I'm talking about whether they follow the
news at all. In fact, just
recently David Mindich published a book,
_Tuned Out: Why Americans
Under 40 Don't Follow the News_.
See
http://shrinkster.com/cpw
.
An article about public diplomacy in the National Journal in 2005
noted
the results of a poll in 1994
"Americans also fare poorly
compared with Europeans both in following
the news and in understanding it,
according to a 1994 survey by Pew's
predecessor, the Times Mirror Center for
the People and the Press. No
identical survey has been done since the 1994
study, but in that study,
Americans were less likely than the Germans or the
British to have read
a newspaper the day before the survey was taken and were
less likely
than the Germans, the Italians, or the British to have listened
to
television news.
And when asked five current-events questions based
on items then in the
news, Americans scored next to last among the eight
nationalities
polled, ahead only of the Spanish. More disturbingly, young
Americans
trailed British, Spanish, Italian, and German members of
their
generation in reading a newspaper and were the group least likely
to
understand international news. That inattentive and
uninformed
generation of Americans is now 10 years older, and it would
appear,
based on the more recent Pew survey, that they are even less
engaged
with the world today than they were a decade ago."
See
also
http://www.education-world.com/a_issues/chat/chat078.shtml
for
an discussion of the observation that many young Americans are
"aliterate" --
that is, they know how to read but choose not to!
The Washington Post's
Linton Weeks reported on this phenomenon on May
14, 2001 in an article, "The
No-Book Report: Skim It and Weep: More
and More Americans Who Can Read
Are Choosing Not To. Can We Afford to
Write Them Off?"
Weeks noted, "A
1999 Gallup Poll found that only 7 percent of Americans
were voracious
readers, reading more than a book a week, while some 59
percent said they had
read fewer than 10 books in the previous year.
Though book clubs seem popular
now, only 6 percent of those who read
belong to one.
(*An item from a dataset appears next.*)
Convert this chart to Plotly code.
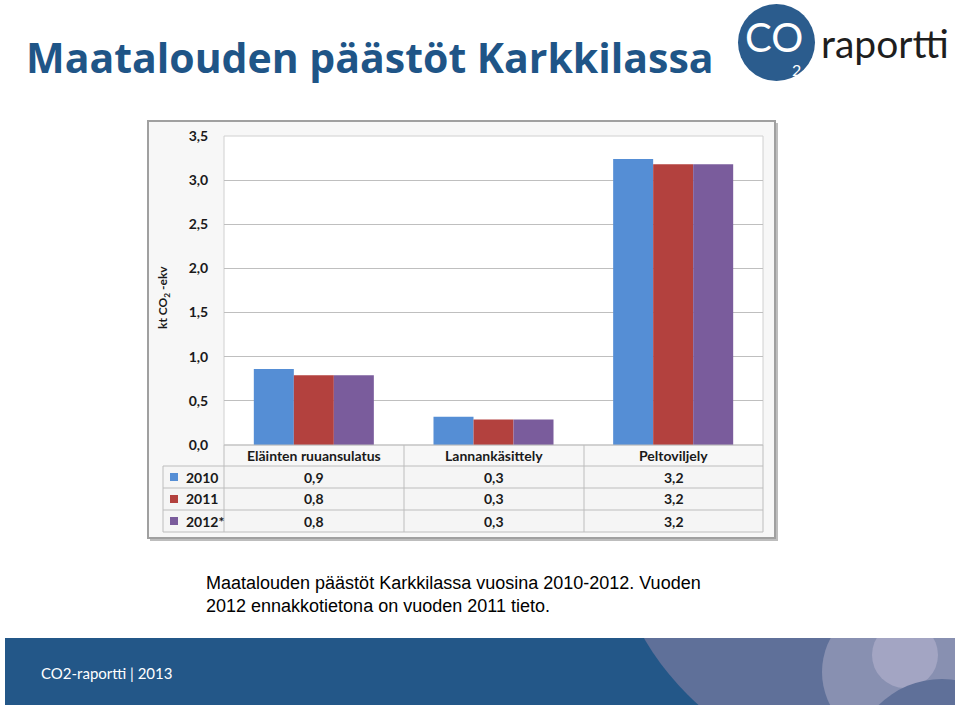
import plotly.graph_objects as go

# ---------------- data ----------------
categories = ["Eläinten ruuansulatus", "Lannankäsittely", "Peltoviljely"]
series_names = ["2010", "2011", "2012*"]
values_2010 = [0.86, 0.32, 3.24]
values_2011 = [0.79, 0.29, 3.18]
values_2012 = [0.79, 0.29, 3.18]
series_values = [values_2010, values_2011, values_2012]
series_colors = ["#558ED5", "#B3413E", "#7A5C9C"]
y_ticks = [0.0, 0.5, 1.0, 1.5, 2.0, 2.5, 3.0, 3.5]

title_text = "Maatalouden päästöt Karkkilassa"
caption_text = ("Maatalouden päästöt Karkkilassa vuosina 2010-2012. Vuoden<br>"
                "2012 ennakkotietona on vuoden 2011 tieto.")
footer_text = "CO2-raportti | 2013"
y_title = "kt CO<sub>2</sub> -ekv"

W, H = 960, 707


def X(px):
    return px / W


def Y(py):
    return 1 - py / H


# plot area in pixels
PL, PR, PT, PB = 224, 763, 136, 445
# table rows
row_edges = [445, 466, 488, 510, 532]
col_edges = [224, 404, 584, 763]
TL = 163

fig = go.Figure()
for name, vals, col in zip(series_names, series_values, series_colors):
    fig.add_trace(go.Bar(x=categories, y=vals, name=name, marker=dict(color=col, line=dict(width=0))))

shapes = []
# footer band
shapes.append(dict(type="rect", xref="paper", yref="paper", x0=X(5), x1=X(955), y0=Y(705), y1=Y(638),
                   fillcolor="#235788", line=dict(width=0), layer="below"))
# decorative circles in footer (cx, cy, R, colour)
circles = [(884, 498, 278, "#5F7099"), (893, 672, 71, "#8890B1"), (905, 655, 33, "#A3A5C3"),
           (942, 769, 90, "#5F7099")]
for cx, cy, R, c in circles:
    shapes.append(dict(type="circle", xref="paper", yref="paper", x0=X(cx - R), x1=X(cx + R),
                       y0=Y(cy + R), y1=Y(cy - R), fillcolor=c, line=dict(width=0), layer="below"))
# white covers that clip the circles to the band
shapes.append(dict(type="rect", xref="paper", yref="paper", x0=X(540), x1=X(1300), y0=Y(638), y1=Y(-50),
                   fillcolor="white", line=dict(width=0), layer="below"))
shapes.append(dict(type="rect", xref="paper", yref="paper", x0=X(540), x1=X(1300), y0=Y(900), y1=Y(705),
                   fillcolor="white", line=dict(width=0), layer="below"))
shapes.append(dict(type="rect", xref="paper", yref="paper", x0=X(955), x1=X(1300), y0=Y(900), y1=Y(-50),
                   fillcolor="white", line=dict(width=0), layer="below"))

# logo circle
shapes.append(dict(type="circle", xref="paper", yref="paper", x0=X(738), x1=X(815), y0=Y(81), y1=Y(4),
                   fillcolor="#2B5C8D", line=dict(width=0), layer="below"))

# chart frame shadow + frame
shapes.append(dict(type="rect", xref="paper", yref="paper", x0=X(150), x1=X(778), y0=Y(541), y1=Y(123),
                   fillcolor="#BDBDBD", line=dict(width=0), layer="below"))
shapes.append(dict(type="rect", xref="paper", yref="paper", x0=X(148), x1=X(775), y0=Y(538), y1=Y(121),
                   fillcolor="#F7F7F7", line=dict(color="#A0A0A0", width=2), layer="below"))
# plot area
shapes.append(dict(type="rect", xref="paper", yref="paper", x0=X(PL), x1=X(PR), y0=Y(PB), y1=Y(PT),
                   fillcolor="white", line=dict(color="#D0D0D0", width=1), layer="below"))
# table background
shapes.append(dict(type="rect", xref="paper", yref="paper", x0=X(TL), x1=X(PR), y0=Y(row_edges[-1]),
                   y1=Y(row_edges[1]), fillcolor="#F5F5F5", line=dict(width=0), layer="below"))

line_col = "#BDBDBD"
for i, ry in enumerate(row_edges):
    left = PL if i == 0 else TL
    shapes.append(dict(type="line", xref="paper", yref="paper", x0=X(left), x1=X(PR), y0=Y(ry), y1=Y(ry),
                       line=dict(color=line_col, width=1), layer="above"))
for cxp in col_edges:
    shapes.append(dict(type="line", xref="paper", yref="paper", x0=X(cxp), x1=X(cxp), y0=Y(row_edges[0]),
                       y1=Y(row_edges[-1]), line=dict(color=line_col, width=1), layer="above"))
shapes.append(dict(type="line", xref="paper", yref="paper", x0=X(TL), x1=X(TL), y0=Y(row_edges[1]),
                   y1=Y(row_edges[-1]), line=dict(color=line_col, width=1), layer="above"))

annotations = []
bold = "Lato"
for j, cat in enumerate(categories):
    cxm = (col_edges[j] + col_edges[j + 1]) / 2
    annotations.append(dict(x=X(cxm), y=Y((row_edges[0] + row_edges[1]) / 2), xref="paper", yref="paper",
                            text="<b>%s</b>" % cat, showarrow=False, xanchor="center", yanchor="middle",
                            font=dict(family=bold, size=14, color="#1A1A1A")))
for i, (name, vals, col) in enumerate(zip(series_names, series_values, series_colors)):
    ym = (row_edges[i + 1] + row_edges[i + 2]) / 2
    shapes.append(dict(type="rect", xref="paper", yref="paper", x0=X(170), x1=X(178), y0=Y(ym + 4),
                       y1=Y(ym - 4), fillcolor=col, line=dict(width=0), layer="above"))
    annotations.append(dict(x=X(184), y=Y(ym), xref="paper", yref="paper", text="<b>%s</b>" % name,
                            showarrow=False, xanchor="left", yanchor="middle",
                            font=dict(family=bold, size=14, color="#1A1A1A")))
    for j, v in enumerate(vals):
        cxm = (col_edges[j] + col_edges[j + 1]) / 2
        annotations.append(dict(x=X(cxm), y=Y(ym), xref="paper", yref="paper",
                                text="<b>%s</b>" % ("%.1f" % v).replace(".", ","),
                                showarrow=False, xanchor="center", yanchor="middle",
                                font=dict(family=bold, size=14, color="#1A1A1A")))

annotations.append(dict(x=X(163), y=Y(298), xref="paper", yref="paper", text="<b>%s</b>" % y_title,
                        textangle=-90, showarrow=False, xanchor="center", yanchor="middle",
                        font=dict(family=bold, size=12, color="#1A1A1A")))
annotations.append(dict(x=X(24), y=Y(57), xref="paper", yref="paper", text="<b>%s</b>" % title_text,
                        showarrow=False, xanchor="left", yanchor="middle",
                        font=dict(family="Open Sans", size=41, color="#1F5587")))
# logo text
annotations.append(dict(x=X(774), y=Y(37), xref="paper", yref="paper", text="CO",
                        showarrow=False, xanchor="center", yanchor="middle",
                        font=dict(family="Lato", size=40, color="white")))
annotations.append(dict(x=X(796), y=Y(69), xref="paper", yref="paper", text="2",
                        showarrow=False, xanchor="center", yanchor="middle",
                        font=dict(family="Lato", size=16, color="white")))
annotations.append(dict(x=X(819), y=Y(43), xref="paper", yref="paper", text="raportti",
                        showarrow=False, xanchor="left", yanchor="middle",
                        font=dict(family="Lato", size=39, color="#1E1E1E")))
annotations.append(dict(x=X(204), y=Y(594), xref="paper", yref="paper", text=caption_text,
                        showarrow=False, xanchor="left", yanchor="middle", align="left",
                        font=dict(family="Liberation Sans", size=18, color="black")))
annotations.append(dict(x=X(39), y=Y(673), xref="paper", yref="paper", text=footer_text,
                        showarrow=False, xanchor="left", yanchor="middle",
                        font=dict(family="Lato", size=15, color="white")))

fig.update_layout(
    width=W, height=H,
    margin=dict(l=0, r=0, t=0, b=0, pad=0),
    paper_bgcolor="white",
    plot_bgcolor="rgba(0,0,0,0)",
    separators=", ",
    barmode="group",
    bargap=0.332,
    bargroupgap=0,
    showlegend=False,
    shapes=shapes,
    annotations=annotations,
    xaxis=dict(domain=[X(PL), X(PR)], range=[-0.5, 2.5], showticklabels=False, showgrid=False,
               zeroline=False, showline=False, ticks="", automargin=False),
    yaxis=dict(domain=[Y(PB), Y(PT)], range=[0, 3.5], tickvals=y_ticks, tickformat=".1f",
               showgrid=True, gridcolor="#BFBFBF", gridwidth=1, zeroline=False, showline=False,
               ticks="outside", ticklen=12, tickcolor="rgba(0,0,0,0)", automargin=False,
               tickfont=dict(family=bold, size=14, color="#1A1A1A", weight="bold")),
)

fig.write_html("out.html")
The number of people who
don't read at all, the poll
concluded, has been rising for the past 20
years."
Weeks reported that "To Jim Trelease, author of "The
Read-Aloud
Handbook," this trend away from the written word is more
than
worrisome. It's wicked. It's tearing apart our culture. People who
have
stopped reading, he says, "base their future decisions on what
they
used to know.
"If you don't read much, you really don't know
much," he says. "You're
dangerous."
Weeks specifically addresses the
"loss of heritage."
To read the Weeks piece, go to
http://shrinkster.com/cpx
All of this suggests that
there must be something going on beyond the
usual us vs. them that you find
with various generations. But, I'm not
a sociologist, I just know what
I know from reading the Washington
Post, Washington Times, the New York
Times, Newsweek, U.S. News & World
Report, and Time on a routine basis --
that is reading them every
day/week, to say nothing of various supplemental
journals, LOL.
Maarja
-----Original Message-----
From:
Scott, Paul (FPM) <[log in to unmask]>
To:
[log in to unmask]
Sent:
Mon, 6 Mar 2006 14:07:56 -0600
Subject: Re: Early Friday
Funny
Colleagues,
Perhaps it is time we reflected upon
human foibles-especially our own.
Whenever colleagues talk about
how woefully ignorant the younger
generation is, I recall a conversation I
overheard between two history
professors in 1965 or 1966. They
discussed how woefully unprepared
were the undergraduates "nowadays" and how
my generation did not know
the basic elements of American History, let alone
world history. We
were even surprisingly ignorant of recent events of
only 10-20 years
ago. This conversation was only remarkable only
because I've heard it
many times since then, and not only from historians and
archivists. It
all breaks down to the same phenomenon-the younger
generation is
pitiful.
Give the kids a break-they haven't
lived through half the stuff the
rest of us have, nor have they had the
opportunity to read even 5% as
much as the average old timer. Besides,
it seems that no one has ever
learned all that much about American History in
High School. And what
do we know of their culture? How many of us
over 50 watch their shows,
listen to their music, or play their games?
I don't. The average
teenager today probably knows more about
rock-and-roll than I know
about hip hop.
The bottom line is
that the younger generation is going to the
dogs-always has been-always
will. But, in the end, they will bury us.
Paul R. Scott,
CA, CRM
(Curmudgeon 3rd Class)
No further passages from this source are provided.